Indian children know exactly what the uthak-baithak is, because it’s considered a serious punishment in school.
Anyone acting up or failing to do their homework will be made to cross their arms and hold their earlobes for a given amount of time.
Now this punishment is being promoted as the next big thing and a brand new form of yoga.
This simple but apparently effective technique is designed to energise and recharge the brain by synchronising the left and right sides.
‘Super-brain yoga’ was presented to the world by Master Choa Kok Sui, who describes the brain as a ‘living battery’ that needs to be recharged regularly to enhance its ability to process and retain information.

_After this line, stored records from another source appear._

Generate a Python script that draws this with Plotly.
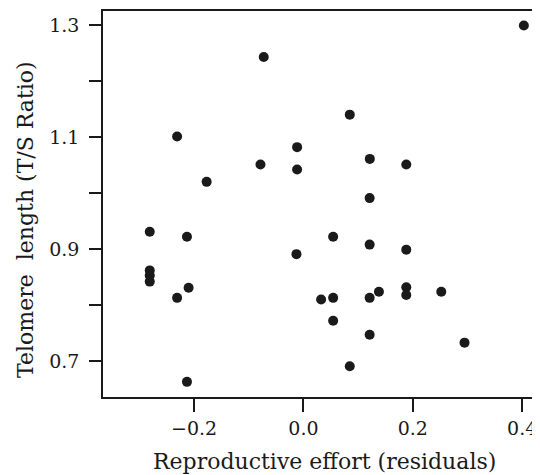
import plotly.graph_objects as go

# Data
effort = [-0.0726, -0.231, -0.177, -0.0786, -0.0116, -0.0116,
          0.403, 0.0847, 0.1213, 0.188, 0.121,
          -0.281, -0.213, -0.281, -0.281, -0.281, -0.231, -0.21, -0.213, -0.0128,
          0.0543, 0.121, 0.188, 0.188, 0.188, 0.138, 0.252, 0.0323, 0.0543, 0.121,
          0.0543, 0.121, 0.2945, 0.0847]
telomere = [1.243, 1.101, 1.020, 1.051, 1.082, 1.042,
            1.299, 1.140, 1.061, 1.051, 0.991,
            0.931, 0.922, 0.862, 0.853, 0.842, 0.813, 0.831, 0.663, 0.891,
            0.922, 0.908, 0.899, 0.832, 0.818, 0.824, 0.824, 0.810, 0.813, 0.813,
            0.772, 0.747, 0.733, 0.691]

x_tickvals = [-0.2, 0.0, 0.2, 0.4]
x_ticktext = ["\u22120.2", "0.0", "0.2", "0.4"]
y_tickvals = [0.7, 0.8, 0.9, 1.0, 1.1, 1.2, 1.3]
y_ticktext = ["0.7", "", "0.9", "", "1.1", "", "1.3"]

x_title = "Reproductive effort (residuals)"
y_title = "Telomere  length (T/S Ratio)"

FONT = "DejaVu Serif"
ink = "#1a1a1a"

fig = go.Figure(go.Scatter(
    x=effort, y=telomere, mode="markers",
    marker=dict(size=10, color=ink),
    hoverinfo="skip",
))

# page body has an 8px default margin, so the figure is 8px smaller
fig.update_layout(
    width=532, height=467,
    margin=dict(l=95, r=3, t=1, b=78),
    paper_bgcolor="white", plot_bgcolor="white",
    showlegend=False,
    font=dict(family=FONT, size=19, color=ink),
    annotations=[
        dict(text=x_title, xref="paper", yref="paper", x=0.51, y=-0.168,
             xanchor="center", yanchor="middle", showarrow=False,
             font=dict(family=FONT, size=22, color=ink)),
        dict(text=y_title, xref="paper", yref="paper", x=-0.18, y=0.461,
             xanchor="center", yanchor="middle", showarrow=False, textangle=-90,
             font=dict(family=FONT, size=22, color=ink)),
    ],
)
fig.update_xaxes(
    range=[-0.3665, 0.427],
    tickvals=x_tickvals, ticktext=x_ticktext,
    ticks="outside", ticklen=13, tickwidth=2, tickcolor=ink,
    showline=True, linecolor=ink, linewidth=1.5, mirror=True,
    showgrid=False, zeroline=False,
    tickfont=dict(family=FONT, size=19, color=ink),
)
fig.update_yaxes(
    range=[0.636, 1.325],
    tickvals=y_tickvals, ticktext=y_ticktext,
    ticks="outside", ticklen=12, tickwidth=2, tickcolor=ink,
    ticklabelstandoff=6,
    showline=True, linecolor=ink, linewidth=1.5, mirror=True,
    showgrid=False, zeroline=False,
    tickfont=dict(family=FONT, size=19, color=ink),
)

fig.write_html("out.html")
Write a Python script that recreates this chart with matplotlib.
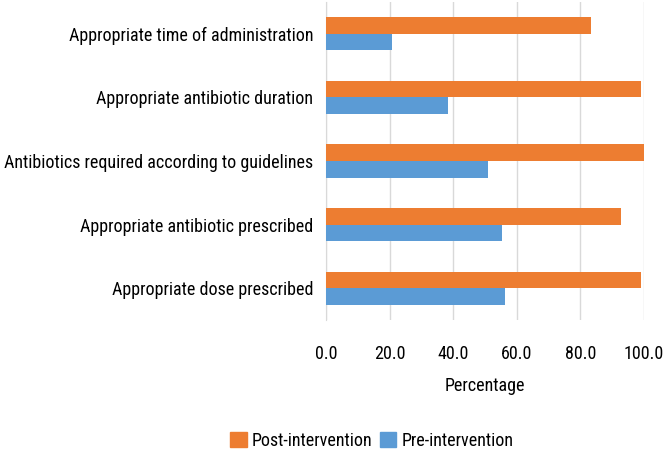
import matplotlib
matplotlib.use("Agg")
import matplotlib.pyplot as plt
import numpy as np
from matplotlib.patches import Patch

categories = [
    "Appropriate time of administration",
    "Appropriate antibiotic duration",
    "Antibiotics required according to guidelines",
    "Appropriate antibiotic prescribed",
    "Appropriate dose prescribed",
]
post_values = [83.4, 99.0, 100.0, 92.7, 99.0]
pre_values = [20.9, 38.5, 50.9, 55.2, 56.3]
x_ticks = [0, 20, 40, 60, 80, 100]

plt.rcParams['font.family'] = ['Roboto Condensed', 'DejaVu Sans']

fig = plt.figure(figsize=(6.67, 4.55), dpi=100)
ax = fig.add_axes([326/667, 1-320/455, (644-326)/667, (320-2)/455])

orange = "#ED7D31"
blue = "#5B9BD5"
n = len(categories)
pos = np.arange(n)[::-1]
h = 0.26
ax.barh(pos + h/2, post_values, height=h, color=orange, zorder=3)
ax.barh(pos - h/2, pre_values, height=h, color=blue, zorder=3)

ax.set_xlim(0, 100)
ax.set_ylim(-0.5, n - 0.5)
ax.set_xticks(x_ticks)
ax.set_xticklabels([f"{v:.1f}" for v in x_ticks], fontsize=13)
ax.set_yticks(pos)
ax.set_yticklabels(categories, fontsize=13)
ax.tick_params(axis='both', length=0)
ax.tick_params(axis='x', pad=18)
ax.tick_params(axis='y', pad=9)
ax.grid(axis='x', color="#D9D9D9", linewidth=1, zorder=0)
for s in ['top', 'right', 'bottom']:
    ax.spines[s].set_visible(False)
ax.spines['left'].set_color("#D9D9D9")
ax.set_xlabel("Percentage", fontsize=13, labelpad=10)

handles = [Patch(color=orange, label="Post-intervention"), Patch(color=blue, label="Pre-intervention")]
fig.legend(handles=handles, loc='center', bbox_to_anchor=(372/667, 1-441/455), ncol=2,
           frameon=False, fontsize=13, handlelength=0.9, handleheight=0.9,
           handletextpad=0.3, columnspacing=0.4)

fig.savefig("out.png", dpi=100)
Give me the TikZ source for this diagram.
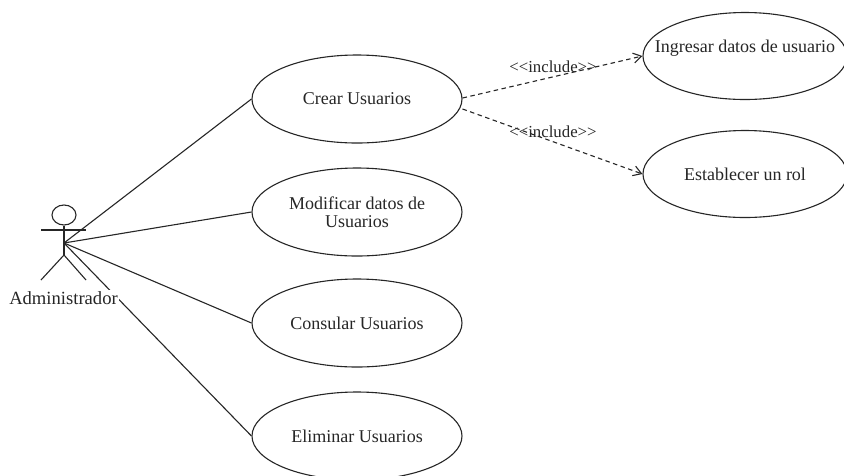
\documentclass[tikz,border=0pt]{standalone}
\usepackage{fontspec}
\setmainfont{Liberation Serif}
\usetikzlibrary{arrows.meta,shapes.geometric}
\begin{document}
\begin{tikzpicture}[x=1pt,y=-1pt,
  usecase/.style={draw=black!85,line width=1.1pt,ellipse,inner sep=0pt,align=center,font=\fontsize{18}{18.5}\selectfont,text=black!85},
  assoc/.style={draw=black!85,line width=1.1pt},
  dep/.style={draw=black!85,line width=1.1pt,dash pattern=on 4.5pt off 3.5pt,-{Straight Barb[length=8pt,width=10pt]}},
  lab/.style={font=\fontsize{16.8}{18}\selectfont,inner sep=0pt,text=black!85}]
\useasboundingbox[fill=white] (0,0) rectangle (844,475);
\node[usecase,minimum width=210pt,minimum height=88pt] (crear) at (357,99) {Crear Usuarios};
\node[usecase,minimum width=210pt,minimum height=88pt] (mod) at (357,212) {Modificar datos de\\Usuarios};
\node[usecase,minimum width=210pt,minimum height=88pt] (cons) at (357,323) {Consular Usuarios};
\node[usecase,minimum width=210pt,minimum height=88pt] (elim) at (357,436) {Eliminar Usuarios};
\node[usecase,minimum width=204pt,minimum height=87pt] (ing) at (745,56) {};
\node[font=\fontsize{18}{18.5}\selectfont,inner sep=0pt,text=black!85] (ingt) at (745,48) {Ingresar datos de usuario};
\node[usecase,minimum width=204pt,minimum height=87pt] (rol) at (745,174) {Establecer un rol};
\coordinate (hub) at (64,243);
\node[draw=black!85,line width=1.1pt,ellipse,minimum width=24pt,minimum height=20pt,inner sep=0pt] (head) at (64,215) {};
\coordinate (hip) at (64,255);
\coordinate (armL) at (41,230);
\coordinate (armR) at (86,230);
\coordinate (legL) at (41,280);
\coordinate (legR) at (86,280);
\draw[assoc] (head.south) -- (hip);
\draw[assoc] (armL) -- (armR);
\draw[assoc] (legL) -- (hip) -- (legR);
\draw[assoc] (hub) -- (crear.west);
\draw[assoc] (hub) -- (mod.west);
\draw[assoc] (hub) -- (cons.west);
\draw[assoc] (hub) -- (elim.west);
\node[font=\fontsize{18.6}{19}\selectfont,inner sep=1pt,fill=white,text=black!85] (admin) at (63.5,298) {Administrador};
\draw[dep] (crear.east) ++(0,-1) coordinate (s1) (s1) -- (ing.west);
\draw[dep] (crear.east) ++(0,10) coordinate (s2) (s2) -- (rol.west);
\node[lab] (l1) at (553,67) {{<}{<}include{>}{>}};
\node[lab] (l2) at (553,132) {{<}{<}include{>}{>}};
\end{tikzpicture}
\end{document}
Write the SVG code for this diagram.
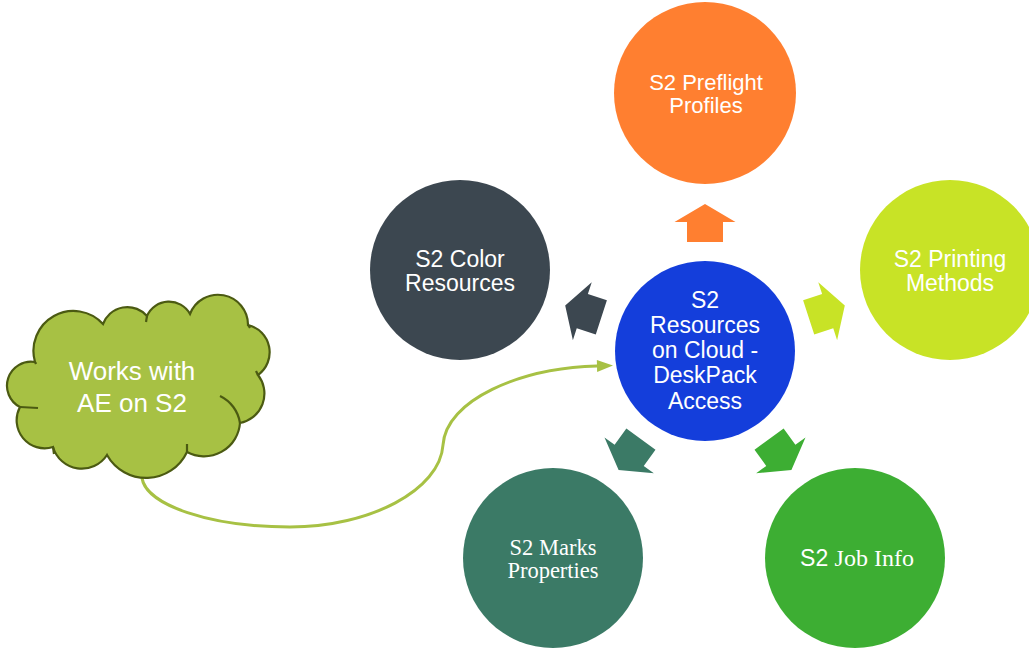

He believes that when a person crosses their arms and holds their earlobes in the uthak-baithak punishment position, they are creating an energy circuit. According to this theory, the left earlobe corresponds with the right side of the brain, while the right earlobe corresponds with the left.
Incidentally, the ears are important pressure points used in acupuncture due to the strong energy flows connected to the brain. In super-brain yoga, a combination of massage and pinching on the earlobes is said to boost these energy flows.
Researchers maintain that the practice can increase memory and intelligence, while balancing other energies of the heart, throat and forehead.
In one study, electroencephalograph results showed an increased amplitude in the parieto-occipital region of the brain following as session of super-brain yoga.
In other studies, children with learning difficulties such as Downs Syndrome, and developmental problems such as ASHS performed better after experiencing these techniques.
Holistic guru Mickey Mehta said: “In yoga there are such asanas that help increase brain activity. For instance, we also have something called ‘bhamri pranayam’, where you hum and that action then increases electro magnetic field in the brain. It activates the ENT and helps people with tinnitus (ringing in the ears). The technique also improves hearing and vision in addition to boosting neuro-activity. It’s great for everyone, especially the elderly.”
Mumbai-based yoga expert Shanti Chavan agrees. She says yoga principals have been developed over many thousands of years and are based on experience and observation.
Ms Chavan also believes super-brain yoga is ideal for practicing in the office at work as it can be achieved while sitting in a chair.